The bike action plan is needed to move forward in the short term and “give a blueprint for resources needed to get where we want to go,” explained Lucy Dyke, the City’s transportation manager, in her report to the City’s Planning Commission on Dec. 1. The plan also has “to comply with the CalTrans requirement to have a master plan that would help us compete for grant funding.”
When completed the plan elements will include the bicycling goals and policies specified in the City’s Land Use and Circulation Element (LUCE), specifics on existing and future bicycle commuters, existing and proposed bikeways, existing and proposed bike parking facilities, connections to other types of transit, bike programs, priorities, and expenditure and financial needs.

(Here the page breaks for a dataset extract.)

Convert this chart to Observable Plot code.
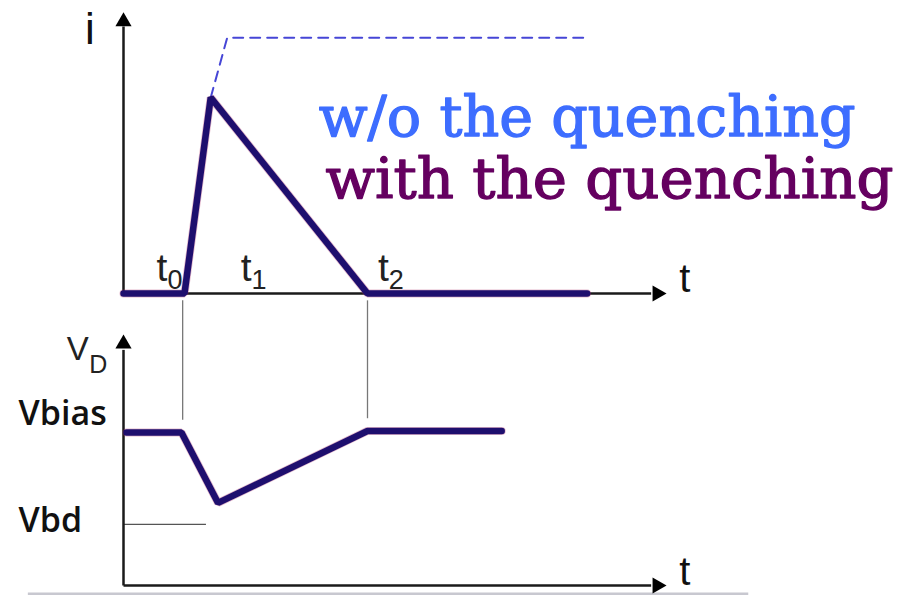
<!DOCTYPE html>
<html>
<head>
<meta charset="utf-8">
<script src="https://cdn.jsdelivr.net/npm/d3@7"></script>
<script src="https://cdn.jsdelivr.net/npm/@observablehq/plot@0.6"></script>
<style>
  html, body { margin: 0; padding: 0; background: #fff; }
  #chart { width: 908px; height: 595px; overflow: hidden; }
  #chart svg { display: block; }
</style>
</head>
<body>
<div id="chart"></div>
<script>
// ---------- data ----------
// time in arbitrary units (t0 = 1, t2 = 4)
const currentT = [0, 1, 1.43, 4, 7.6];
const currentI = [0, 0, 4, 0, 0];            // with quenching
const noQuenchT = [1.43, 1.7, 7.65];
const noQuenchI = [4, 5.22, 5.22];            // without quenching (dashed)
const voltT = [0.05, 0.95, 1.55, 4, 6.2];
const voltV = [5, 5, 2.7, 5.05, 5.05];        // diode voltage V_D
const markerTimes = [0.97, 4];                // t0 and t2 guides
const tickNames = ["t", "t", "t"];
const tickSubs = ["0", "1", "2"];
const tickPos = [0.72, 2.1, 4.35];
const vBias = 5, vBd = 2;
const vLevelNames = ["Vbias", "Vbd"];
const legendNames = ["w/o the quenching", "with the quenching"];
const legendColors = ["#3d6dff", "#650060"];

const tAxisEnd = 8.75, iAxisEnd = 5.55, vAxisEnd = 7.9;
const navy = "#1e0f6e";
const axisColor = "#1a1a1a";

// ---------- top panel: current ----------
const curData = currentT.map((t, k) => ({t, i: currentI[k]}));
const nqData = noQuenchT.map((t, k) => ({t, i: noQuenchI[k]}));
const ticks = tickPos.map((t, k) => ({t, name: tickNames[k], sub: tickSubs[k]}));
const xDomain = [0, 785 / 61];

const topPanel = Plot.plot({
  width: 908, height: 320,
  marginLeft: 123, marginRight: 0, marginTop: 0, marginBottom: 27,
  x: {domain: xDomain, axis: null},
  y: {domain: [0, 293 / 49], axis: null},
  marks: [
    Plot.ruleX(markerTimes, {y1: -0.15, y2: -0.6, stroke: "#777", strokeWidth: 1.3}),
    Plot.link([{x1: 0, y1: 0, x2: tAxisEnd - 0.1, y2: 0}], {x1: "x1", y1: "y1", x2: "x2", y2: "y2", stroke: axisColor, strokeWidth: 2.5}),
    Plot.link([{x1: 0, y1: 0, x2: 0, y2: iAxisEnd - 0.1}], {x1: "x1", y1: "y1", x2: "x2", y2: "y2", stroke: axisColor, strokeWidth: 2.5}),
    Plot.dot([{t: tAxisEnd, i: 0}], {x: "t", y: "i", symbol: "triangle", r: 6, rotate: 90, fill: "#000", stroke: "none"}),
    Plot.dot([{t: 0, i: iAxisEnd}], {x: "t", y: "i", symbol: "triangle", r: 6, fill: "#000", stroke: "none"}),
    Plot.line(nqData, {x: "t", y: "i", stroke: "#4646d6", strokeWidth: 2, strokeDasharray: "10,7"}),
    Plot.line(curData, {x: "t", y: "i", stroke: "#b0306a", strokeWidth: 8, strokeOpacity: 0.35, strokeLinejoin: "miter"}),
    Plot.line(curData, {x: "t", y: "i", stroke: navy, strokeWidth: 6.5, strokeLinejoin: "miter"}),
    Plot.text(["i"], {x: () => -0.55, y: () => 5.38, text: d => d, fontSize: 44, fontFamily: "Liberation Sans", fill: "#111"}),
    Plot.text(["t"], {x: () => 9.2, y: () => 0.3, text: d => d, fontSize: 40, fontFamily: "Liberation Sans", fill: "#111"}),
    Plot.text(ticks, {x: "t", y: () => 0.5, text: "name", fontSize: 39, fontFamily: "Liberation Sans", fill: "#222", textAnchor: "end"}),
    Plot.text(ticks, {x: "t", y: () => 0.27, text: "sub", fontSize: 27, fontFamily: "Liberation Sans", fill: "#222", textAnchor: "start"}),
    Plot.text([legendNames[0]], {x: () => 3.2, y: () => 3.58, text: d => d, textAnchor: "start", fontSize: 56, fontFamily: "DejaVu Serif", fill: legendColors[0], stroke: legendColors[0], strokeWidth: 1.3}),
    Plot.text([legendNames[1]], {x: () => 3.31, y: () => 2.31, text: d => d, textAnchor: "start", fontSize: 56, fontFamily: "DejaVu Serif", fill: legendColors[1], stroke: legendColors[1], strokeWidth: 1.3})
  ]
});

// ---------- bottom panel: voltage ----------
const vData = voltT.map((t, k) => ({t, v: voltV[k]}));
const levels = [{v: vBias + 0.6, name: vLevelNames[0]}, {v: vBd + 0.1, name: vLevelNames[1]}];

const bottomPanel = Plot.plot({
  width: 908, height: 275,
  marginLeft: 123, marginRight: 0, marginTop: 0, marginBottom: 10,
  x: {domain: xDomain, axis: null},
  y: {domain: [0, 265 / 30.6], axis: null},
  marks: [
    Plot.ruleX(markerTimes, {y1: 9, y2: [5.4, 5.45], stroke: "#777", strokeWidth: 1.3}),
    Plot.ruleY([-0.27], {x1: -1.56, x2: 10.25, stroke: "#c8c8d0", strokeWidth: 2.5}),
    Plot.ruleY([vBd], {x1: 0, x2: 1.36, stroke: "#555", strokeWidth: 1.3}),
    Plot.link([{x1: 0, y1: 0, x2: tAxisEnd - 0.1, y2: 0}], {x1: "x1", y1: "y1", x2: "x2", y2: "y2", stroke: axisColor, strokeWidth: 2.5}),
    Plot.link([{x1: 0, y1: 0, x2: 0, y2: vAxisEnd - 0.2}], {x1: "x1", y1: "y1", x2: "x2", y2: "y2", stroke: axisColor, strokeWidth: 2.5}),
    Plot.dot([{t: tAxisEnd, v: 0}], {x: "t", y: "v", symbol: "triangle", r: 6, rotate: 90, fill: "#000", stroke: "none"}),
    Plot.dot([{t: 0, v: vAxisEnd}], {x: "t", y: "v", symbol: "triangle", r: 6, fill: "#000", stroke: "none"}),
    Plot.line(vData, {x: "t", y: "v", stroke: "#b0306a", strokeWidth: 8, strokeOpacity: 0.35, strokeLinejoin: "miter"}),
    Plot.line(vData, {x: "t", y: "v", stroke: navy, strokeWidth: 6.5, strokeLinejoin: "miter"}),
    Plot.text(levels, {x: () => -1.72, y: "v", text: "name", textAnchor: "start", fontSize: 34, fontWeight: 600, fontFamily: "Open Sans", fill: "#111"}),
    Plot.text(["V"], {x: () => -0.57, y: () => 7.72, text: d => d, textAnchor: "end", fontSize: 33, fontFamily: "Liberation Sans", fill: "#222"}),
    Plot.text(["D"], {x: () => -0.56, y: () => 7.2, text: d => d, textAnchor: "start", fontSize: 25, fontFamily: "Liberation Sans", fill: "#222"}),
    Plot.text(["t"], {x: () => 9.2, y: () => 0.45, text: d => d, fontSize: 40, fontFamily: "Liberation Sans", fill: "#111"})
  ]
});

const chart = document.getElementById("chart");
chart.appendChild(topPanel);
chart.appendChild(bottomPanel);

// fit legend text widths to the reference
const widths = [537, 568];
d3.select(topPanel).selectAll("text").filter(function() {
  return legendNames.includes(this.textContent);
}).each(function() {
  const k = legendNames.indexOf(this.textContent);
  this.setAttribute("textLength", widths[k]);
  this.setAttribute("lengthAdjust", "spacingAndGlyphs");
});
</script>
</body>
</html>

There will be a bicycle action plan community workshop at the Santa Monica Civic Auditorium’s East Wing located at 1855 Main Street between 6:30 to 8 p.m. on Dec. 13. Topics that will be addressed include school access, education programs, bike parking facilities, parameters for a bike network, beach access, and private property development standards for bikes. Input from the workshop and a public survey will be synthesized into a draft bike action plan by February 2011. The draft will then be reviewed by the City’s commissions and boards before review for adoption by the City Council in the spring.
The commission also heard from the community who were very supportive of having an action plan. Recreation and Parks Commissioner Richard McKinnon stated that “the most important element of this bike action plan is how we change the culture of the city” in terms of bikes. It will help with the LUCE goals of no new net trips. He recommend tracking the progress of making the city more bike friendly in the public arena and in terms of the development agreements the City will be considering.

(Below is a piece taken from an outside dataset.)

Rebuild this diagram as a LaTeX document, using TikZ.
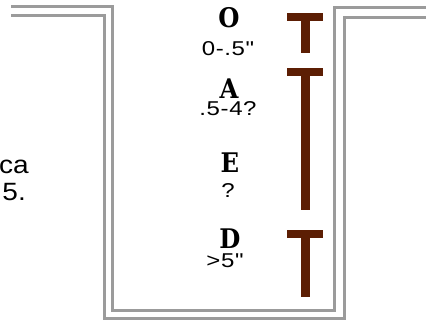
\documentclass[tikz,border=0pt]{standalone}
\usepackage{fontspec}
\setmainfont{Liberation Sans}
\newfontfamily\slabfont[FakeStretch=0.9]{DejaVu Serif}
\newfontfamily\valfont[FakeStretch=1.2,LetterSpace=3]{Liberation Sans}
\newfontfamily\sidefont[FakeStretch=1.12]{Liberation Sans}
\definecolor{wall}{RGB}{155,155,155}
\definecolor{root}{RGB}{92,30,4}
\tikzset{
  wallline/.style={draw=wall, line width=3pt, line join=miter},
  horizon/.style={font=\slabfont\bfseries\fontsize{27}{27}\selectfont, inner sep=0pt, anchor=center, text depth=0pt},
  depth/.style={font=\valfont\fontsize{20}{20}\selectfont, inner sep=0pt, anchor=center, text height=13pt, text depth=0pt},
  sidetext/.style={font=\sidefont\fontsize{25}{25}\selectfont, inner sep=0pt, anchor=base east},
  rootbar/.style={fill=root, draw=none}
}
\begin{document}
\begin{tikzpicture}[x=1pt,y=-1pt]
\useasboundingbox (0,0) rectangle (426,322);
% trench walls
\draw[wallline] (11,6) -- (112,6) -- (112,310) -- (334,310) -- (334,7) -- (430,7);
\draw[wallline] (11,15) -- (104,15) -- (104,318.5) -- (344,318.5) -- (344,17) -- (430,17);
% cut-off text at left
\node[sidetext] (t1) at (2,45) {.};
\node[sidetext] (t2) at (29,173) {ca};
\node[sidetext] (t3) at (26,200) {5.};
% horizon labels
\node[horizon] (hO) at (229,17) {O};
\node[depth] (dO) at (228,48.5) {0-.5"};
\node[horizon] (hA) at (229,88.5) {A};
\node[depth] (dA) at (228,109) {.5-4?};
\node[horizon] (hE) at (230,162.5) {E};
\node[depth] (dE) at (228,190.5) {?};
\node[horizon] (hD) at (230,238.5) {D};
\node[depth] (dD) at (225,261) {>5"};
% root markers
\fill[rootbar] (287,13) rectangle (323,21);
\fill[rootbar] (301,21) rectangle (310,53);
\fill[rootbar] (287,68) rectangle (323,76);
\fill[rootbar] (301,76) rectangle (310,210);
\fill[rootbar] (287,230) rectangle (323,238);
\fill[rootbar] (301,238) rectangle (310,297);
\end{tikzpicture}
\end{document}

Jack Walter, who is a stakeholder in the mixed-use creative district close to Bergamot Station, asked the bike community and the commission to tell the developers with pending projects on the eastern end of the city “what the bicyclists need as they are biking around Santa Monica.”
The commission also was very supportive of having of creating the action plan but stressed the need to make sure the plan moves forward due to past inaction on the City’s bicycle master plan. The commission will now consider creating a bike subcommittee.